Directed By: Heddy Honigmann
PLAYING AT: Oak Street Cinema, 309 Oak St. S.E., Minneapolis, www.mnfilmarts.org
That encounter stuck with Honigmann, even prompting her to write the date and nature of their meeting in her notebook of special encounters. Two years later, when she found herself in the legendary Père-Lachaise Cemetery in Paris, she came across a medley of bizarrely beautiful encounters, memoriam trinkets left on graves, and mourners in all their colorful dispositions. She felt so moved that she decided to make a film.
“With Lucia in my heart and the tranquil beauty of Père-Lachaise in my mind, I simply had to make a film that celebrates love and offers a serene perspective on death,” Honigmann says in her artist statement. “A film about how beauty can console, forever.”
Americans often don’t appreciate the antiquity and auratic weight of cemeteries like the rest of the world (most of our cemeteries, however, aren’t hundreds of years old with huge obelisks, sprawling willow trees and iconic long-deceased celebrities). So when a film focused purely on the contemplative beauty of an Old World cemetery comes along, the cinematic voyage attached is often an unfamiliar one.
“Forever” uses Père-Lachaise as its backdrop, the camera feasting its eyes and grazing the gaze over and inside all the nooks, atop the sepultures and onto the facial expressions of folks who visit the cemetery.
“Forever” isn’t just one of those romantic, fuzzy-edged bread baskets of bittersweet nostalgia, even though the spatial love affair between director and cemetery is obvious. The director, in her sweeping quest to capture the decomposing, fragrant memories of cemetery consciousness, moves the camera, much like the wanting eyes or supple hands of a nearby lover. She too wants you – the viewer – to love and appreciate and mourn the cemetery and the dead within it, and perhaps get a little star-struck by both the aura of their artistic lives and the crumbly, earthly essence of their bones.

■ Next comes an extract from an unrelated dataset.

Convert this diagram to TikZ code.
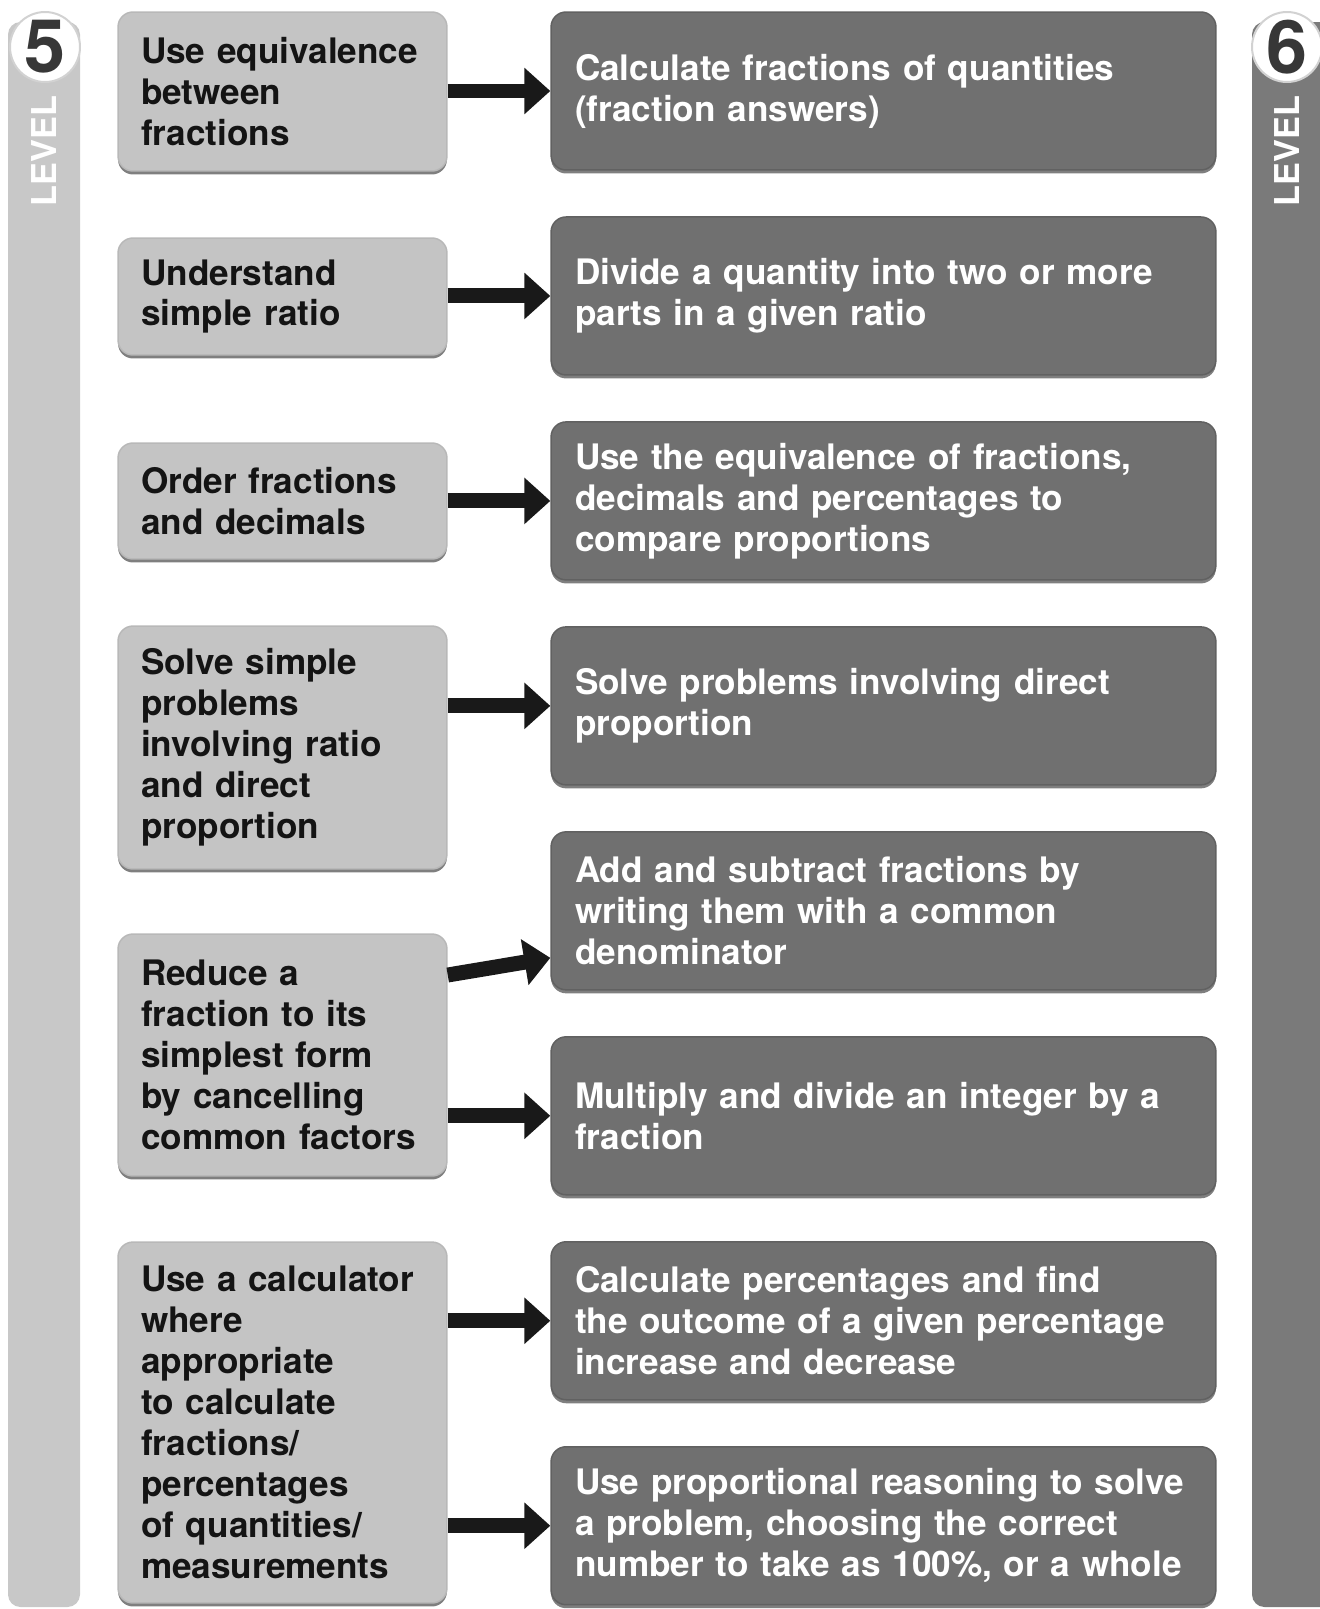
\documentclass[tikz,border=0pt]{standalone}
\usepackage{fontspec}
\setmainfont{TeX Gyre Heros}
\usetikzlibrary{positioning}
\usetikzlibrary{arrows.meta}
\usetikzlibrary{shadows}

\definecolor{hellgrau}{RGB}{196,196,196}
\definecolor{dunkelgrau}{RGB}{112,112,112}
\definecolor{balkenhell}{RGB}{200,200,200}
\definecolor{balkendunkel}{RGB}{122,122,122}
\definecolor{ziffer}{RGB}{55,55,55}

\begin{document}
\begin{tikzpicture} [ x=0.02cm, y=-0.02cm
								, node distance =0.91cm
								, font=\fontsize{20}{23.3}\selectfont\bfseries
								, schatten/.style={drop shadow={shadow xshift=0pt, shadow yshift=-0.07cm, fill=black, opacity=.5}}
								, stufefuenf/.style={rectangle, rounded corners=0.3cm, fill=hellgrau, draw=black!28, line width=0.03cm, text=black!92, text width=5.66cm, inner xsep=0.46cm, align=left, schatten}
								, stufesechs/.style={rectangle, rounded corners=0.3cm, fill=dunkelgrau, draw=black!62, line width=0.03cm, text=white, text width=12.34cm, inner xsep=0.48cm, minimum height=3.16cm, align=left, schatten}
								, kreis/.style={circle, fill=white, draw=gray!35, line width=0.04cm, minimum size=1.4cm, inner sep=0pt, text=ziffer, font=\fontsize{42}{42}\selectfont\bfseries}
								, balkentext/.style={rotate=90, text=white, font=\fontsize{19.5}{20}\selectfont\bfseries}
								, pfeil/.style ={draw, black!90, line width=0.3cm, arrows= -{Triangle[length=0.52cm, width=0.9cm]}}
								]
	\useasboundingbox (0,0) rectangle (1319,1609);

	% Balken links und rechts
	\fill [balkenhell, rounded corners=0.25cm] (8,22) rectangle (80,1607);
	\fill [balkendunkel, rounded corners=0.25cm] (1252,22) rectangle (1340,1607);
	\node (kreis5) [kreis] at (45,47) {5};
	\node (kreis6) [kreis] at (1287,47) {6};
	\node (level5) [balkentext] at (44,151) {LEVEL};
	\node (level6) [balkentext] at (1287,151) {LEVEL};

	% Level 5
	\node (L1) [stufefuenf, minimum height=3.18cm] at (282.5,91.5) {Use equivalence\\between\\fractions};
	\node (L2) [stufefuenf, minimum height=2.34cm] at (282.5,296.5) {Understand\\simple ratio};
	\node (L3) [stufefuenf, minimum height=2.32cm] at (282.5,501) {Order fractions\\and decimals};
	\node (L4) [stufefuenf, minimum height=4.86cm] at (282.5,747.5) {Solve simple\\problems\\involving ratio\\and direct\\proportion};
	\node (L5) [stufefuenf, minimum height=4.84cm] at (282.5,1055) {Reduce a\\fraction to its\\simplest form\\by cancelling\\common factors};
	\node (L6) [stufefuenf, minimum height=7.22cm] at (282.5,1422.5) {Use a calculator\\where\\appropriate\\to calculate\\fractions/\\percentages\\of quantities/\\measurements};

	% Level 6
	\node (R1) [stufesechs] at (883.5,91) {Calculate fractions of quantities\\(fraction answers)};
	\node (R2) [stufesechs, below=of R1] {Divide a quantity into two or more\\parts in a given ratio};
	\node (R3) [stufesechs, below=of R2] {Use the equivalence of fractions,\\decimals and percentages to\\compare proportions};
	\node (R4) [stufesechs, below=of R3] {Solve problems involving direct\\proportion};
	\node (R5) [stufesechs, below=of R4] {Add and subtract fractions by\\writing them with a common\\denominator};
	\node (R6) [stufesechs, below=of R5] {Multiply and divide an integer by a\\fraction};
	\node (R7) [stufesechs, below=of R6] {Calculate percentages and find\\the outcome of a given percentage\\increase and decrease};
	\node (R8) [stufesechs, below=of R7] {Use proportional reasoning to solve\\a problem, choosing the correct\\number to take as 100\%, or a whole};

	\draw [pfeil] (L1.east |- R1.west) -- (R1.west);
	\draw [pfeil] (L2.east |- R2.west) -- (R2.west);
	\draw [pfeil] (L3.east |- R3.west) -- (R3.west);
	\draw [pfeil] (L4.east |- R4.west) -- (R4.west);
	\draw [pfeil] ([yshift=1.6cm]L5.east) -- ([yshift=-0.94cm]R5.west);
	\draw [pfeil] (L5.east |- R6.west) -- (R6.west);
	\draw [pfeil] (L6.east |- R7.west) -- (R7.west);
	\draw [pfeil] (L6.east |- R8.west) -- (R8.west);

\end{tikzpicture}
\end{document}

The Père-Lachaise is perhaps the most famous cemetery in the world – an old, sleepy, tree-lined rock of a cemetery smack in the middle of Paris that serves as a resting place for Jim Morrison, Marcel Proust, Oscar Wilde and Sadegh Hedayat, among others.
Then there are the characters inside the cemetery who tend to and weep over the famed gravestones. A silver-haired painter who cleans off the gravestones of Marcel Proust and waters his houseplants; a hearty old widow who jokes about how her husband has found a neighbor in Jim Morrison; a South Korean tourist who rhapsodizes about his love for Proust’s prose.
The camera, and Honigmann, seems to carry a fondness for the contemplative exploration of an object remembered or dusted over, whether it be a dying bouquet, commemorative art on a headstone or a gushy tourist’s face. The epitaphs and monologues of the cemetery’s visitors serve as the film’s script.
“Forever” follows no grand scheme and has no real fondness for narrative undertone, which serves as both a liberating opportunity for the living and the dead’s art, and life to expand onscreen. But at times, it seems slightly incoherent, akin to a saucy, one-eyed drunken meander around the cemetery. The art, literature and life-work of the glamorously deceased make their way into the film, always through the lived remembrance of an on-screen interviewee.
Although death truly is all around “Forever,” the documentary never becomes melancholy and oppressive, which is perhaps most stunning. There’s even a light-hearted moment of humor, when the gravestone of the old minx, Oscar Wilde, reveals hundreds of lip-sticked kiss marks. It’s just as much a celebration of the flesh and bone characters who find solace in the cemetery as it is a tribute to the great deceased, and their return to the dust.